PATIENCE is not among my weekly calendar notations:
The 26-hour Yom Kippur fast is over.
Ruth Bader Ginsburg has been buried in Arlington National Cemetery.
The opening Presidential Debate of the season is history.
Colleagues and students entered and left my Zoom rooms this week softened and strengthened by practice and by sharing struggles and wisdom.
A passion-project that has been on hold for some weeks moved a little.
Tomatoes that have been hanging green on the vine have suddenly reddened in the cooling, shortening daylight hours.
This list almost but not quite attains what my teacher Jason Shulman calls “the pure subjective,” a quality of is-ness that such statements display when they are just themselves. As you read through that list, you can pick up whiffs of preference and comparison and judgment that leave them short of “is-ness.”
I consider again the card I pulled for my High Holy Day focus this year: “patience.”
I am born an Aries, “the head” sign: I am a great sprinter. Marathons, not so much.
Can you tell from this post that this is a night when I am down to fumes?
Patience right now feels very close to: I am out of gas.
The Hebrew word for patience is transliterated as “savlanut.” It comes from a three-letter root meaning burden, load, suffering, pain: the same root of the words used to describe the hard labor of the enslaved Israelites making bricks from straw for Pharoah. Its linguistic cousins include: porter, stevedore, passivity, endurance, tolerance. You can see how these belong to the same word-family.
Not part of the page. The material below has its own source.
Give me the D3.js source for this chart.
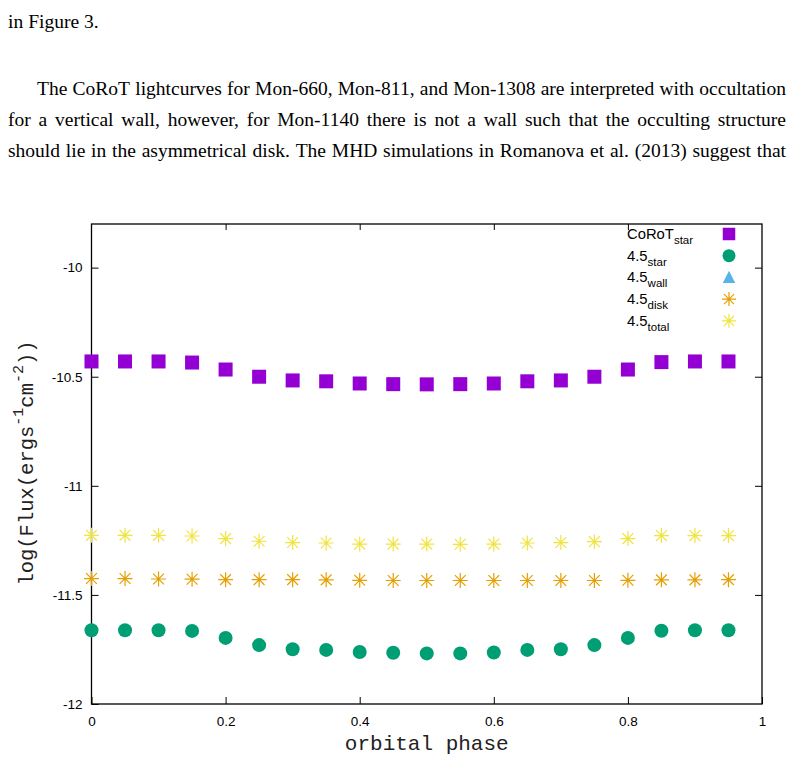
<!DOCTYPE html>
<html>
<head>
<meta charset="utf-8">
<script src="https://cdn.jsdelivr.net/npm/d3@7"></script>
<style>
  html, body { margin: 0; padding: 0; background: #fff; }
  svg { display: block; }
</style>
</head>
<body>
<svg id="chart" width="796" height="759"></svg>
<script>
// ---- data ----
const phases = [0, 0.05, 0.1, 0.15, 0.2, 0.25, 0.3, 0.35, 0.4, 0.45, 0.5, 0.55, 0.6, 0.65, 0.7, 0.75, 0.8, 0.85, 0.9, 0.95];
const corotStar = [-10.430, -10.430, -10.430, -10.435, -10.467, -10.500, -10.517, -10.521, -10.531, -10.534, -10.535, -10.534, -10.531, -10.521, -10.517, -10.500, -10.467, -10.433, -10.430, -10.430];
const star45 = [-11.662, -11.662, -11.662, -11.665, -11.697, -11.730, -11.749, -11.752, -11.762, -11.765, -11.768, -11.768, -11.764, -11.752, -11.749, -11.730, -11.697, -11.664, -11.662, -11.662];
const wall45 = []; // no points visible in the plotted range
const disk45 = [-11.425, -11.425, -11.427, -11.428, -11.430, -11.430, -11.430, -11.431, -11.433, -11.434, -11.434, -11.434, -11.434, -11.434, -11.434, -11.434, -11.433, -11.431, -11.431, -11.430];
const total45 = [-11.227, -11.227, -11.227, -11.230, -11.242, -11.254, -11.260, -11.262, -11.267, -11.267, -11.267, -11.268, -11.267, -11.262, -11.260, -11.256, -11.242, -11.228, -11.228, -11.228];
const xTicks = [0, 0.2, 0.4, 0.6, 0.8, 1];
const xTickLabels = ["0", "0.2", "0.4", "0.6", "0.8", "1"];
const yTicks = [-12, -11.5, -11, -10.5, -10];
const yTickLabels = ["-12", "-11.5", "-11", "-10.5", "-10"];
const legendLabels = [["CoRoT", "star"], ["4.5", "star"], ["4.5", "wall"], ["4.5", "disk"], ["4.5", "total"]];
const colors = ["#9400d3", "#009e73", "#56b4e9", "#e69f00", "#f0e442"];
const shapes = ["square", "circle", "triangle", "asterisk", "asterisk"];
const seriesValues = [corotStar, star45, wall45, disk45, total45];

const paraLines = [
  {text: "in Figure 3.", y: 28, x0: 8, x1: 786, justify: false},
  {text: "The CoRoT lightcurves for Mon-660, Mon-811, and Mon-1308 are interpreted with occultation", y: 95, x0: 37, x1: 786, justify: true},
  {text: "for a vertical wall, however, for Mon-1140 there is not a wall such that the occulting structure", y: 126, x0: 8, x1: 786, justify: true},
  {text: "should lie in the asymmetrical disk. The MHD simulations in Romanova et al. (2013) suggest that", y: 157, x0: 8, x1: 786, justify: true}
];

// ---- layout ----
const svg = d3.select("#chart");
const L = 91.5, R = 762, T = 224, B = 704;
const x = d3.scaleLinear().domain([0, 1]).range([L, R]);
const y = d3.scaleLinear().domain([-12, -9.8]).range([B, T]);

// ---- paragraph text (justified) ----
const pg = svg.append("g").attr("font-family", "'Liberation Serif', 'Times New Roman', serif").attr("font-size", 19.5).attr("fill", "#000");
paraLines.forEach(line => {
  const words = line.text.split(" ");
  const g = pg.append("g");
  const nodes = words.map(w => g.append("text").attr("y", line.y).text(w));
  const widths = nodes.map(n => n.node().getComputedTextLength());
  const total = d3.sum(widths);
  const target = line.x1 - line.x0;
  let gap = 5;
  if (line.justify) gap = (target - total) / (words.length - 1);
  if (gap < 3) {
    g.remove();
    pg.append("text").attr("x", line.x0).attr("y", line.y)
      .attr("textLength", target).attr("lengthAdjust", "spacingAndGlyphs").text(line.text);
    return;
  }
  let cx = line.x0;
  nodes.forEach((n, i) => { n.attr("x", cx); cx += widths[i] + gap; });
});

// ---- chart ----
const chart = svg.append("g");
const axisFont = "'Liberation Sans', Arial, Helvetica, sans-serif";

chart.append("rect").attr("x", L).attr("y", T).attr("width", R - L).attr("height", B - T)
  .attr("fill", "none").attr("stroke", "#000").attr("stroke-width", 1.3);

const xAxisB = d3.axisBottom(x).tickValues(xTicks).tickSizeInner(-7).tickSizeOuter(0).tickFormat((d, i) => xTickLabels[i]).tickPadding(12);
const xAxisT = d3.axisTop(x).tickValues(xTicks.slice(1, -1)).tickSizeInner(-6).tickSizeOuter(0).tickFormat("");
const yAxisL = d3.axisLeft(y).tickValues(yTicks).tickSizeInner(-7).tickSizeOuter(0).tickFormat((d, i) => yTickLabels[i]).tickPadding(9);
const yAxisR = d3.axisRight(y).tickValues(yTicks.slice(1)).tickSizeInner(-7).tickSizeOuter(0).tickFormat("");

function styleAxis(g) {
  g.select(".domain").remove();
  g.selectAll(".tick line").attr("stroke", "#000").attr("stroke-width", 1);
  g.selectAll(".tick text").attr("font-family", axisFont).attr("font-size", 13.5).attr("fill", "#000");
}
chart.append("g").attr("transform", `translate(0,${B})`).call(xAxisB).call(styleAxis);
chart.append("g").attr("transform", `translate(0,${T})`).call(xAxisT).call(styleAxis);
chart.append("g").attr("transform", `translate(${L},0)`).call(yAxisL).call(styleAxis);
chart.append("g").attr("transform", `translate(${R},0)`).call(yAxisR).call(styleAxis);

const mono = "'Liberation Mono', 'Courier New', monospace";
chart.append("text").attr("x", (L + R) / 2).attr("y", 750).attr("text-anchor", "middle")
  .attr("font-family", mono).attr("font-size", 21).attr("fill", "#222").text("orbital phase");

const yl = chart.append("text").attr("transform", "translate(33,463) rotate(-90)").attr("text-anchor", "middle")
  .attr("font-family", mono).attr("font-size", 20.5).attr("fill", "#222");
yl.append("tspan").text("log(Flux(ergs");
yl.append("tspan").attr("dy", -10).attr("font-size", 15).text("-1");
yl.append("tspan").attr("dy", 10).text("cm");
yl.append("tspan").attr("dy", -10).attr("font-size", 15).text("-2");
yl.append("tspan").attr("dy", 10).text("))");

function drawMarker(g, shape, color, cx, cy, s) {
  if (shape === "square") {
    g.append("rect").attr("x", cx - s / 2).attr("y", cy - s / 2).attr("width", s).attr("height", s).attr("fill", color);
  } else if (shape === "circle") {
    g.append("circle").attr("cx", cx).attr("cy", cy).attr("r", s / 2).attr("fill", color);
  } else if (shape === "triangle") {
    const h = s * 0.9;
    g.append("path").attr("d", `M${cx},${cy - h / 2 - 1}L${cx + s / 2},${cy + h / 2}L${cx - s / 2},${cy + h / 2}Z`).attr("fill", color);
  } else if (shape === "asterisk") {
    const r = s / 2, d = r * 0.72;
    g.append("path")
      .attr("d", `M${cx - r},${cy}L${cx + r},${cy}M${cx},${cy - r}L${cx},${cy + r}M${cx - d},${cy - d}L${cx + d},${cy + d}M${cx - d},${cy + d}L${cx + d},${cy - d}`)
      .attr("stroke", color).attr("stroke-width", 1.2).attr("fill", "none");
  }
}

const plotG = chart.append("g");
seriesValues.forEach((vals, si) => {
  const sg = plotG.append("g");
  vals.forEach((v, i) => {
    drawMarker(sg, shapes[si], colors[si], x(phases[i]), y(v), shapes[si] === "asterisk" ? 15 : 14);
  });
});

const lg = chart.append("g").attr("font-family", axisFont).attr("fill", "#000");
legendLabels.forEach((lab, i) => {
  const ly = 239 + i * 21.7;
  const t = lg.append("text").attr("x", 627).attr("y", ly).attr("font-size", 14.8);
  t.append("tspan").text(lab[0]);
  t.append("tspan").attr("dy", 5).attr("font-size", 11.5).text(lab[1]);
  drawMarker(lg, shapes[i], colors[i], 729, ly - 5, shapes[i] === "asterisk" ? 14 : (shapes[i] === "circle" ? 13 : 12.5));
});
</script>
</body>
</html>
I’ve devoted myself more to cultivating resilience – the capacity to recover – than I have to bearing burdens. Maybe, I wonder to myself, if I practiced bearing burdens with more patience and tolerance and less suffering, I wouldn’t have to tend so much to recovering?
Meanwhile needs Urgent and Real compete for my attention and energies to:
– stay safe, keep others safe during the Pandemic, with my home serving as my workplace, since am both privileged and non-essential, a useful contemplation in itself when I have more brain cells to rub together.
– do/be/ join forces for equity: safety and protection under the law and access and well-being for people who have black and brown and olive skins
– figure out how to vote and maximize the chances that my vote will be counted. I already know my vote counts. This year I also have to do what I can to make sure it is counted. This is a new experience for me as a White person.
– plant seeds for collective civic grieving, repair of wrongs, and reconciliation. To lift my spirits, I’m putting a pin in this topic for a future post.
What you have just read is a narration of my practice of letting myself be the size I am. Which is what I counsel you to do .....during these times and ever after:
Do what you can from where you are, with what you have to work with.
If you’re tired, rest.
If you’re hungry, eat.
If you feel defeated, do a small kindness for someone.
If you’re full of pep, or you have “discretionary” dollars, choose who and what gets the benefit.